O governador do Rio de Janeiro, Wilson Witzel (PSC), admitiu que interferiu na estratégia da Polícia Civil para a elucidação da morte da vereadora Marielle Franco e seu motorista Anderson Gomes.
Em entrevista ao programa Roda Viva, da TV Cultura, Witzel disse que sugeriu ao delegado responsável à época pelo caso, Giniton Lages, que prendesse imediatamente os executores do crime, ainda que sem o esclarecimento sobre a existência de um eventual mandante.
A polícia prendeu, em março de 2019, o policial militar aposentado Ronnie Lessa e o ex-PM Élcio de Queiroz sob acusação de atuarem no duplo homicídio. A existência e identificação de um eventual mandante ainda não foi esclarecida.
A declaração de Witzel ocorre em meio às acusações contra o presidente Jair Bolsonaro (sem partido) de interferência na Polícia Federal. O governador critica a atuação do ex-aliado de campanha no caso e afirma que não faz ingerência na Polícia Civil.
O caso Marielle também já foi pivô de discussão entre os dois. Bolsonaro responsabiliza o governador do Rio de Janeiro por vazar o depoimento do porteiro de seu condomínio que apontou envolvimento do presidente no caso no dia do crime —informação depois desmentida pela própria testemunha.
Bolsonaro disse ainda que soube sobre a menção ao seu nome pelo próprio governador, dias antes do depoimento vir a público. Witzel nega.
O governador fluminense afirmou na entrevista que não teve acesso à investigação ao sugerir a medida. Relatou que a conversa foi feita tendo como base sua experiência como juiz federal.
"Me comprometi em ajudar, com meus conhecimentos, sem ter acesso à investigação, mas apenas com a minha experiência, a solucionar o caso Marielle. Quando perguntei ao delegado o que ele tinha em mãos, sem que ele me mostrasse a investigação, ele me disse: "Já tenho os executores". Eu falei: "Se você já tem os executores, eu te recomendaria pedir a prisão deles [e] abrir uma nova fase da investigação para descobrir os mandantes do crime", disse o governador no Roda Viva.
Wilson Witzel. Foto: Divulgação
O relatório da Polícia Civil foi concluído no dia 7 de março de 2019, com pedido de prisão dos dois. O Ministério Público fez a denúncia no dia seguinte.

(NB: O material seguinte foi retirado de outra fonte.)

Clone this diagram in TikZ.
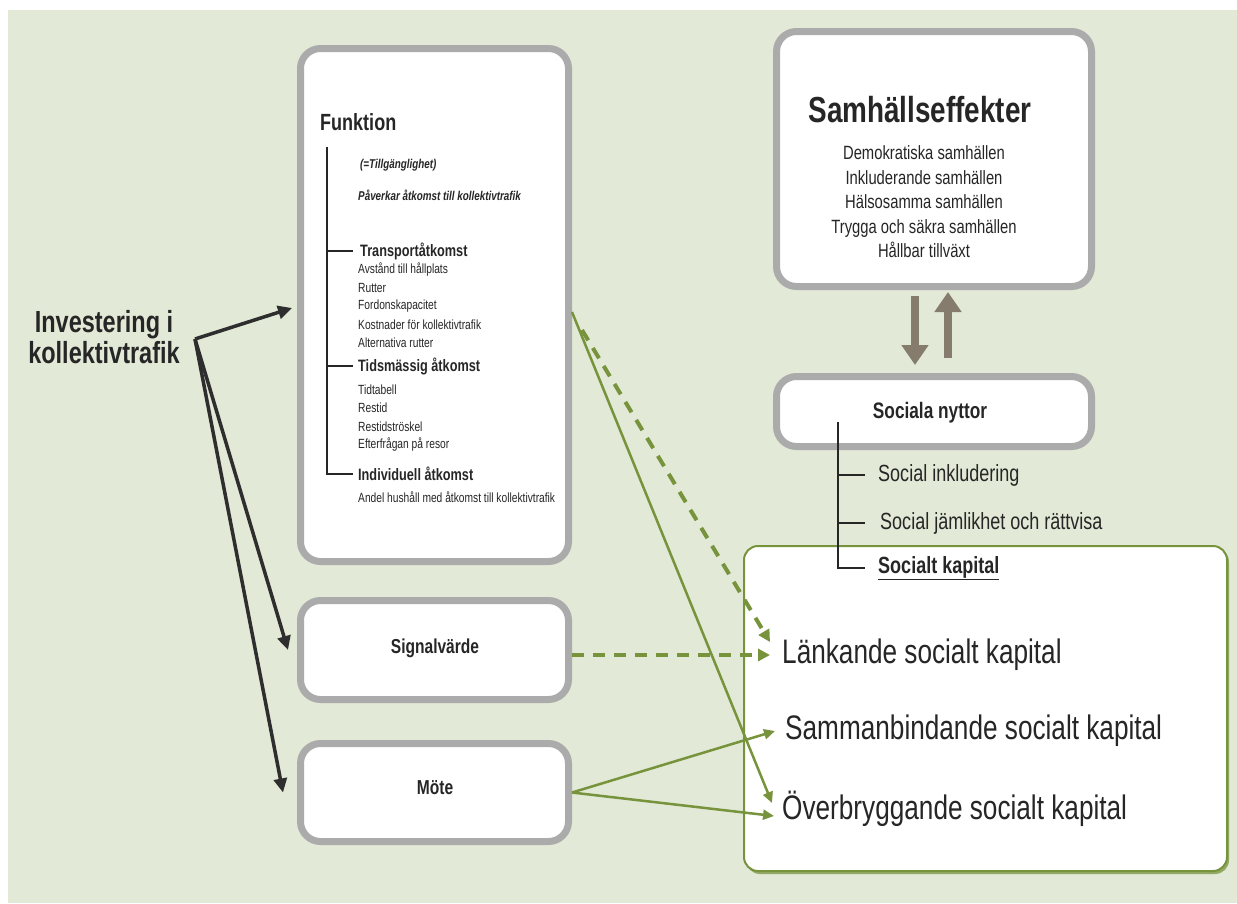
\documentclass[tikz,border=0pt]{standalone}
\usepackage{fontspec}
\setmainfont{Liberation Sans}[FakeStretch=0.77]
\usetikzlibrary{arrows.meta}
\definecolor{bgc}{HTML}{E2E9D6}
\definecolor{boxgray}{HTML}{ABABAB}
\definecolor{olivec}{HTML}{77933C}
\definecolor{txt}{HTML}{262626}
\definecolor{brownar}{HTML}{857C6E}
\definecolor{darkar}{HTML}{2E2E2E}
\newcommand{\fs}[1]{\fontsize{#1pt}{#1pt}\selectfont}
\begin{document}
\begin{tikzpicture}[x=1pt,y=-1pt,
  graybox/.style={draw=boxgray, line width=7pt, fill=white, rounded corners=20pt, inner sep=0pt},
  greenbox/.style={draw=olivec, line width=2pt, fill=white, rounded corners=14pt, inner sep=0pt},
  lbl/.style={inner sep=0pt, text=txt, anchor=west},
  ctr/.style={inner sep=0pt, text=txt, align=center},
  small/.style={lbl, font=\fs{13.3}},
  subhead/.style={lbl, font=\fs{16.5}\bfseries},
  note/.style={lbl, font=\fs{12.8}\bfseries\itshape},
  treeline/.style={draw=txt, line width=2.5pt},
  blackarrow/.style={draw=darkar, line width=3.5pt, -{Triangle[length=14pt,width=13pt]}},
  greenarrow/.style={draw=olivec, line width=2.5pt, -{Triangle[length=11pt,width=10pt]}},
  greendash/.style={draw=olivec, line width=4pt, dash pattern=on 12pt off 9pt, -{Triangle[length=12pt,width=12pt]}},
  brownarrow/.style={draw=brownar, line width=8pt, -{Triangle[length=20pt,width=26pt]}}
]
\useasboundingbox (0,0) rectangle (1237,903);
\fill[bgc] (8,10) rectangle (1237,903);

% boxes
\fill[olivec!80, rounded corners=14pt] (746,548) rectangle (1229,874);
\node[greenbox, minimum width=483pt, minimum height=325pt] (kap) at (985.5,708.5) {};
\node[graybox, minimum width=268pt, minimum height=513pt] (funk) at (434.5,305) {};
\node[graybox, minimum width=268pt, minimum height=99pt] (sig) at (434.5,650) {};
\node[graybox, minimum width=268pt, minimum height=98pt] (mote) at (434.5,792.5) {};
\node[graybox, minimum width=315pt, minimum height=255pt] (samh) at (934,159) {};
\node[graybox, minimum width=315pt, minimum height=70pt] (soc) at (934,411.5) {};

% left label
\node[ctr, font=\fontsize{30.5pt}{31pt}\selectfont\bfseries] (invest) at (104,337) {Investering i\\kollektivtrafik};
\coordinate (hub) at (195,339);

% Funktion contents
\node[lbl, font=\fs{23.4}\bfseries] (funkt) at (320,122) {Funktion};
\node[note] (tillg) at (360,165) {(=Tillgänglighet)};
\node[note] (paverk) at (358,195) {Påverkar åtkomst till kollektivtrafik};
\node[subhead] (trans) at (360,251) {Transportåtkomst};
\node[small] (t1) at (358,270) {Avstånd till hållplats};
\node[small] (t2) at (358,288) {Rutter};
\node[small] (t3) at (358,306) {Fordonskapacitet};
\node[small] (t4) at (358,325) {Kostnader för kollektivtrafik};
\node[small] (t5) at (358,343) {Alternativa rutter};
\node[subhead] (tids) at (358,366) {Tidsmässig åtkomst};
\node[small] (s1) at (358,390) {Tidtabell};
\node[small] (s2) at (358,408) {Restid};
\node[small] (s3) at (358,427) {Restidströskel};
\node[small] (s4) at (358,445) {Efterfrågan på resor};
\node[subhead] (indiv) at (358,474) {Individuell åtkomst};
\node[small] (i1) at (358,497) {Andel hushåll med åtkomst till kollektivtrafik};
\coordinate (ftop) at (327,147);
\draw[treeline] (ftop) |- ([xshift=-5pt]indiv.west);
\draw[treeline] (ftop |- trans.west) -- ([xshift=-7pt]trans.west);
\draw[treeline] (ftop |- tids.west) -- ([xshift=-5pt]tids.west);

\node[ctr, font=\fs{20.2}\bfseries] (sigt) at (435,648) {Signalvärde};
\node[ctr, font=\fs{20.2}\bfseries] (motet) at (435,788) {Möte};

% Samhällseffekter
\node[ctr, font=\fs{36.2}\bfseries] (samht) at (920,110) {Samhällseffekter};
\node[ctr, font=\fontsize{19.2pt}{24.5pt}\selectfont] (sitems) at (924,202) {Demokratiska samhällen\\Inkluderande samhällen\\Hälsosamma samhällen\\Trygga och säkra samhällen\\Hållbar tillväxt};

% Sociala nyttor
\node[ctr, font=\fs{22.4}\bfseries] (soct) at (930,413) {Sociala nyttor};
\node[lbl, font=\fs{23.4}] (inkl) at (878,475) {Social inkludering};
\node[lbl, font=\fs{23.4}] (jaml) at (880,523) {Social jämlikhet och rättvisa};
\node[lbl, font=\fs{23.4}\bfseries] (skap) at (878,568) {\underline{Socialt kapital}};
\coordinate (stop) at (838,422);
\draw[treeline] (stop) |- ([xshift=-13pt]skap.west);
\draw[treeline] (stop |- inkl.west) -- ([xshift=-13pt]inkl.west);
\draw[treeline] (stop |- jaml.west) -- ([xshift=-15pt]jaml.west);

% social capital items
\node[lbl, font=\fs{34}] (lank) at (782,655) {Länkande socialt kapital};
\node[lbl, font=\fs{34}] (samm) at (785,731) {Sammanbindande socialt kapital};
\node[lbl, font=\fs{34}] (over) at (782,809) {Överbryggande socialt kapital};

% brown arrows
\draw[brownarrow] ([xshift=-19pt,yshift=-6pt]samh.south) -- ([xshift=-19pt,yshift=8pt]soc.north);
\draw[brownarrow] ([xshift=14pt,yshift=15pt]soc.north) -- ([xshift=14pt,yshift=-2pt]samh.south);

% black arrows
\draw[blackarrow] (hub) -- ([xshift=-5pt,yshift=-3pt]funk.west);
\draw[blackarrow] (hub) -- ([xshift=-9pt]sig.west);
\draw[blackarrow] (hub) -- ([xshift=-14pt]mote.west);

% green arrows
\draw[greendash] ([xshift=10pt,yshift=-25pt]funk.east) -- ([xshift=-12pt,yshift=13pt]lank.west);
\draw[greendash] (sig.east |- lank.west) -- ([xshift=-12pt]lank.west);
\draw[greenarrow] ([yshift=-7pt]funk.east) -- ([xshift=-10pt,yshift=6pt]over.west);
\draw[greenarrow] (mote.east) -- ([xshift=-10pt]samm.west);
\draw[greenarrow] (mote.east) -- ([xshift=-8pt,yshift=-7pt]over.west);
\end{tikzpicture}
\end{document}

A prisão dos dois acusados ocorreu dois dias antes do crime completar um ano, no dia 14 de março, quando se intensificaram as cobranças por resultados das investigações.
Giniton Lages, responsável pela primeira fase da apuração, foi afastado do caso. Ele está atualmente numa delegacia distrital.
O governador havia assumido o cargo dois meses e meio antes e ainda sofria duras críticas pelo ato de campanha de que participou em 2018 no qual dois parlamentares eleitos pelo PSL exibiram uma placa em homenagem a Marielle quebrada.
No Roda Viva, Witzel disse que não teve participação na danificação da homenagem à vereadora e que repreendeu a atitude dos aliados —os atuais deputados federal Daniel Silveira (PSL-RJ) e estadual Rodrigo Amorim (PSL-RJ). O vídeo exibido na ocasião não mostra essa crítica do governador.
Procurado, a assessoria do governador reafirmou a fala de Witzel, destacando que o governador não teve acesso à investigação.
O Ministério Público afirmou em nota que suas ações "não são previamente submetidas e muito menos pautadas pelo Poder Executivo, ou por qualquer outra estrutura administrativa, incluindo, por óbvio, as estratégias de prisão de criminosos".
"Exatamente por isso, os integrantes do GAECO/MP-RJ decidiram não participar da coletiva realizada no Palácio Guanabara no dia da prisão dos envolvidos no bárbaro crime, o que poderia suscitar ilações descabidas", diz a nota.
"Em crimes de homicídio, numa investigação complexa, é absolutamente comum que a identificação dos mandantes, quando ocorra, se dê após a identificação dos executores. De toda forma, é o resultado da investigação que definirá aqueles que serão denunciados e, consequentemente, responderão à ação penal", declarou o MP-RJ.